PROBLEM STATEMENT.
Quote the material below exactly as written, from the first line to the line that holds "const equivalencePoint = 4;", endpoints included.

DATA LINES.
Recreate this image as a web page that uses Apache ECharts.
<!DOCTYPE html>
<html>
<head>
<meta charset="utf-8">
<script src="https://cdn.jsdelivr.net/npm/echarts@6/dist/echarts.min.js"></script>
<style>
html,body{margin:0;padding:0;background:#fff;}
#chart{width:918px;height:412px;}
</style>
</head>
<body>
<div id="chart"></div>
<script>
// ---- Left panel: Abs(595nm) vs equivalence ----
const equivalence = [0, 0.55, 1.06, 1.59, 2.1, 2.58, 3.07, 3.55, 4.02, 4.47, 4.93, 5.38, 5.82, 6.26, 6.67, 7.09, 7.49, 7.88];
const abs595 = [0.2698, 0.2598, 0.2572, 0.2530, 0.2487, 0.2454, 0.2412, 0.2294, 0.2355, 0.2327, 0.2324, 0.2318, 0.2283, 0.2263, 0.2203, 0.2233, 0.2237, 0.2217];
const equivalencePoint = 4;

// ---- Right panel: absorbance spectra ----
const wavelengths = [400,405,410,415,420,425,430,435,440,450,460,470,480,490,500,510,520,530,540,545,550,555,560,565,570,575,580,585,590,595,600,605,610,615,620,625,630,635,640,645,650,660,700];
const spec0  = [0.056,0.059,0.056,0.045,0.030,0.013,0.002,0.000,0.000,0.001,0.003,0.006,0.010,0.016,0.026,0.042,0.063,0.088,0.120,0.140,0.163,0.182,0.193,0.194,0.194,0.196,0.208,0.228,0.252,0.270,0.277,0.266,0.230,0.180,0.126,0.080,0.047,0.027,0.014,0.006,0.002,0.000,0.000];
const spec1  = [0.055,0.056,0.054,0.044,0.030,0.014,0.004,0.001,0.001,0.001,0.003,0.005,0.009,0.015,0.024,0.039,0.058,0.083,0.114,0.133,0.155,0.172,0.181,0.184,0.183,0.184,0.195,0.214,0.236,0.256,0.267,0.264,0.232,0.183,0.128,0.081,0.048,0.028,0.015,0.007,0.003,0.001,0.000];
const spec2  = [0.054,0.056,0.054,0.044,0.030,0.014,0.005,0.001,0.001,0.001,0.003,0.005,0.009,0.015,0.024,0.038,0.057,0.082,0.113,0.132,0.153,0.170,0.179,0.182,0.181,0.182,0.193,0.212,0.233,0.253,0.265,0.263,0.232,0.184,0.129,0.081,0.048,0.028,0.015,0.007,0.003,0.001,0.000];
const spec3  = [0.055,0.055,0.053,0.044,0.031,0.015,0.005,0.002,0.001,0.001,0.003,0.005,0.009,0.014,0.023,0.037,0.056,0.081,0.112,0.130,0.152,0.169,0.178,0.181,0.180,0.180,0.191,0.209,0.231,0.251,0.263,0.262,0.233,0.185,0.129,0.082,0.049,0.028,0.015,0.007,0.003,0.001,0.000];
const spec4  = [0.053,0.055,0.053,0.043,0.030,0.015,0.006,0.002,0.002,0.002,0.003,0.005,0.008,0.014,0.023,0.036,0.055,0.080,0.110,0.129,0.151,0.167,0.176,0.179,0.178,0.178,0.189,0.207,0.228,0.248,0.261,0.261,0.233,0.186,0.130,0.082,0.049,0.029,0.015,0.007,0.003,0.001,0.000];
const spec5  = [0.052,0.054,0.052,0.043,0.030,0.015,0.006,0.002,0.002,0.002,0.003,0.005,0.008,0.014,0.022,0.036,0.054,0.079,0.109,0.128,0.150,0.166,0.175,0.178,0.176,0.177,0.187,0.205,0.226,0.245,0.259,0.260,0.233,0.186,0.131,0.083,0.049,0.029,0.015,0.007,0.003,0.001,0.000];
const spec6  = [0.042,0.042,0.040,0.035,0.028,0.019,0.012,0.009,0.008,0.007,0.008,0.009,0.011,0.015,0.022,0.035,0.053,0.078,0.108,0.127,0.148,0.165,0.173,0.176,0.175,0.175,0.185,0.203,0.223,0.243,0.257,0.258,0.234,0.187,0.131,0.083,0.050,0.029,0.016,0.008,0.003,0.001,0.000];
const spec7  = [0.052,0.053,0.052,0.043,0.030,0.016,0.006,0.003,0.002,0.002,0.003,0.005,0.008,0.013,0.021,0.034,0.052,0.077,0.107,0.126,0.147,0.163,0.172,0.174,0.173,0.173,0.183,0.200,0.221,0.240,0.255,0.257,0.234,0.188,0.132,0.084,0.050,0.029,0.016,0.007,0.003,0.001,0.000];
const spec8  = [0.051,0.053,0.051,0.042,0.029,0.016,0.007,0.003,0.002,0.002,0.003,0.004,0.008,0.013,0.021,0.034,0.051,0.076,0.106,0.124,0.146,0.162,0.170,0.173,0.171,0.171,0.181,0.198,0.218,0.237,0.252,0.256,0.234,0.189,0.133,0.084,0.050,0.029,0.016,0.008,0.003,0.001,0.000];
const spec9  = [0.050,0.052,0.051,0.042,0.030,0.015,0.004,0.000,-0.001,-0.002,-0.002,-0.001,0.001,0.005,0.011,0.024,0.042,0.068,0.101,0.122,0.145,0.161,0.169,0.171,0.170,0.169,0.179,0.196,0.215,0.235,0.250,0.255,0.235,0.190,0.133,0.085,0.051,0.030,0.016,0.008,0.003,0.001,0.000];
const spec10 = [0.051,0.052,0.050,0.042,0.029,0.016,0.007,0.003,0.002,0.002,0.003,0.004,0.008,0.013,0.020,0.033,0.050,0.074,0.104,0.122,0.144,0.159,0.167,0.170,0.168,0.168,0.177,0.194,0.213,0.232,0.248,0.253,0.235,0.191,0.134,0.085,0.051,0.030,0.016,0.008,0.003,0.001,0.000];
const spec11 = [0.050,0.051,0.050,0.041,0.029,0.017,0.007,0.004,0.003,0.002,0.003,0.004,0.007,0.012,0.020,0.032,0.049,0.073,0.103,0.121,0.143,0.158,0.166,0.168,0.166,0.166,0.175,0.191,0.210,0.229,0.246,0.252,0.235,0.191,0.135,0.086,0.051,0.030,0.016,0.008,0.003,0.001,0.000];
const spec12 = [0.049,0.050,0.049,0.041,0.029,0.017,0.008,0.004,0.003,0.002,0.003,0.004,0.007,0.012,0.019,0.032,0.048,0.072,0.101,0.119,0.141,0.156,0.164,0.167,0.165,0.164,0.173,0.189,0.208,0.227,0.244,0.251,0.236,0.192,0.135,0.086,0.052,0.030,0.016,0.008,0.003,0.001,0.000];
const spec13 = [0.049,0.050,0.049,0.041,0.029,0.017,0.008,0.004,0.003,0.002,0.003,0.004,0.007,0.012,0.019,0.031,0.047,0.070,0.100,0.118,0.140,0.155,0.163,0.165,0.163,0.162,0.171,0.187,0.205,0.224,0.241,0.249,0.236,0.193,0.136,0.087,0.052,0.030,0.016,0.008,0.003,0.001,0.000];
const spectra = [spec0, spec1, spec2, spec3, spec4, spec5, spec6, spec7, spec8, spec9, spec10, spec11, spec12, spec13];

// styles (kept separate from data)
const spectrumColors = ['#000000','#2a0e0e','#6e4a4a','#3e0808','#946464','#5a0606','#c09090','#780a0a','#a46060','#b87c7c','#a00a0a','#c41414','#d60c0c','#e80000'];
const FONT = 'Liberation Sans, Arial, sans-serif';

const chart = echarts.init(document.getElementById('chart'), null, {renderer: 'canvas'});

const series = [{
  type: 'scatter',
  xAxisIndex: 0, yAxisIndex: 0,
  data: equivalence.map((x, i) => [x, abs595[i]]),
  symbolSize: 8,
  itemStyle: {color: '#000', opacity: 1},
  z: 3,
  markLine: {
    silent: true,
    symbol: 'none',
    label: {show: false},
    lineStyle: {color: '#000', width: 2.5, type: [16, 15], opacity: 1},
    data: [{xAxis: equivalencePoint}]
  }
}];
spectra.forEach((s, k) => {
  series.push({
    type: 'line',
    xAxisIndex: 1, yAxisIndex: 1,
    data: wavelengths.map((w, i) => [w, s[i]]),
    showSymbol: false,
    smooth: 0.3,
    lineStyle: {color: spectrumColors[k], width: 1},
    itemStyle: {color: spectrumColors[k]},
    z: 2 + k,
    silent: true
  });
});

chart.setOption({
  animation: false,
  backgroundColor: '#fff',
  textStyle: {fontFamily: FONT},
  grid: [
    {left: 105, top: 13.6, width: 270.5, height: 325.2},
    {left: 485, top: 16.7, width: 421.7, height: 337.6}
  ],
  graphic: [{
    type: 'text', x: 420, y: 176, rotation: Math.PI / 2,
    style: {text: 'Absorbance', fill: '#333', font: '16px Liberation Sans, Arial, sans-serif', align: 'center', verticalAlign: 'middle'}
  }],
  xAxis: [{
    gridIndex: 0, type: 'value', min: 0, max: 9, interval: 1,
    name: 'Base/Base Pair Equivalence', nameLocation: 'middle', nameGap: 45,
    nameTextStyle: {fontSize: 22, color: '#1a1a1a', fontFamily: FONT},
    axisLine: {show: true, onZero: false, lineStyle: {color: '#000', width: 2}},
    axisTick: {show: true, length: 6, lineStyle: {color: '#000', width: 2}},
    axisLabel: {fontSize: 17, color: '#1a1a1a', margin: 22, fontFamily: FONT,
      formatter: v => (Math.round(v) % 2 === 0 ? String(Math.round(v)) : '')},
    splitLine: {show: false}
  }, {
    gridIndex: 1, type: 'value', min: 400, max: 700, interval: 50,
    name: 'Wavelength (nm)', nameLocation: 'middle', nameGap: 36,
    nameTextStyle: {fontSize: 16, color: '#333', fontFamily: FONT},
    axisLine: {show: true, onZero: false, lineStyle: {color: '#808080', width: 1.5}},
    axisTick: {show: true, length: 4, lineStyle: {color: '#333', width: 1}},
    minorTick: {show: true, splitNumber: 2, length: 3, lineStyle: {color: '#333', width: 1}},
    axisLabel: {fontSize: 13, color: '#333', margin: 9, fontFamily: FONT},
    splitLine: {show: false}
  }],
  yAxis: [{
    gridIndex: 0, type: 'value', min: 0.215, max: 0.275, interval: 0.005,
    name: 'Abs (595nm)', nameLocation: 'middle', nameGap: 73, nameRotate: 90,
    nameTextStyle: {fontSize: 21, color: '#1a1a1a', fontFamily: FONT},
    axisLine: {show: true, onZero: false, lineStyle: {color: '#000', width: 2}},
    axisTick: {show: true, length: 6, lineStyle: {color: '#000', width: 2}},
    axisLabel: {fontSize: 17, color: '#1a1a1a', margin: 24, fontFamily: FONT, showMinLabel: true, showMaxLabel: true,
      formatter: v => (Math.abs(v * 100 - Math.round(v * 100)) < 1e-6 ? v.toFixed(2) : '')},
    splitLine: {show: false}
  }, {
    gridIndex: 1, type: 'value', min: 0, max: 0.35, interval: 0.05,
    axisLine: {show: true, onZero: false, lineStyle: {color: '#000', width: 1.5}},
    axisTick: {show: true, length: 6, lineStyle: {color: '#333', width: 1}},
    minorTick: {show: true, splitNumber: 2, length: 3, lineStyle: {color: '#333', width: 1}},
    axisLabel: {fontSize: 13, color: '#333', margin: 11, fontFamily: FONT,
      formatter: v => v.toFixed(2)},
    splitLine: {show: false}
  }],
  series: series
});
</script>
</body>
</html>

RESULT.
Recreate this image as a web page that uses Apache ECharts.
<!DOCTYPE html>
<html>
<head>
<meta charset="utf-8">
<script src="https://cdn.jsdelivr.net/npm/echarts@6/dist/echarts.min.js"></script>
<style>
html,body{margin:0;padding:0;background:#fff;}
#chart{width:918px;height:412px;}
</style>
</head>
<body>
<div id="chart"></div>
<script>
// ---- Left panel: Abs(595nm) vs equivalence ----
const equivalence = [0, 0.55, 1.06, 1.59, 2.1, 2.58, 3.07, 3.55, 4.02, 4.47, 4.93, 5.38, 5.82, 6.26, 6.67, 7.09, 7.49, 7.88];
const abs595 = [0.2698, 0.2598, 0.2572, 0.2530, 0.2487, 0.2454, 0.2412, 0.2294, 0.2355, 0.2327, 0.2324, 0.2318, 0.2283, 0.2263, 0.2203, 0.2233, 0.2237, 0.2217];
const equivalencePoint = 4;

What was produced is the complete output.